What Rolling Stone's Mag had to say about this album- it looks heavily edited and lacking all the things they wanted to say that I went ahead and said for them:

A studio expansion of Phair's homemade Girlysound cassettes, Exile's frank sex talk caused a stir. But it's the lacerating honesty of tracks such as "Divorce Song" that sticks, and "Fuck and Run" is one of the saddest songs ever written about dreaming of romance and settling for less.


  1. This album was a pornographic fantasy redeployed against male critics who generally failed to see the rape narratives encoded in most male dominated rock. It turned on the critics in part because the album suggested that nice suburban girls next door had fuck fantasies too. And as with the porn, they imagined themselves fulfilling them. I think.

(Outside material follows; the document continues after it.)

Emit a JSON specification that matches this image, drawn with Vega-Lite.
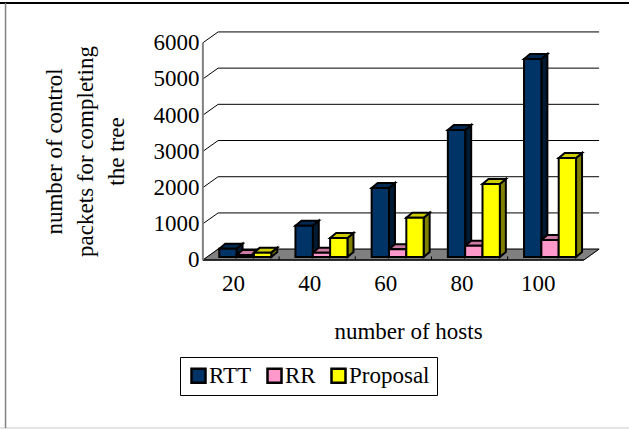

    I don't think the album's as bad as yous say, and I think that once you hear the Stones album, you'll get a better sense of what Phair was trying to accomplish. I like it because I like her stripped down garage rock sound and amateur anyone-can-do-it voice.

  2. I love this album. It's probably my favorite hard to listen to album of all time.

  3. I think Fuck and Run was what won me over on this album. It resonated with me when I heard it in 1990whatever, but I was 20, freshly divorced and alone in the world, and I had never heard anything like Liz Phair. I guess it's where you are in life that decides if art is relevant.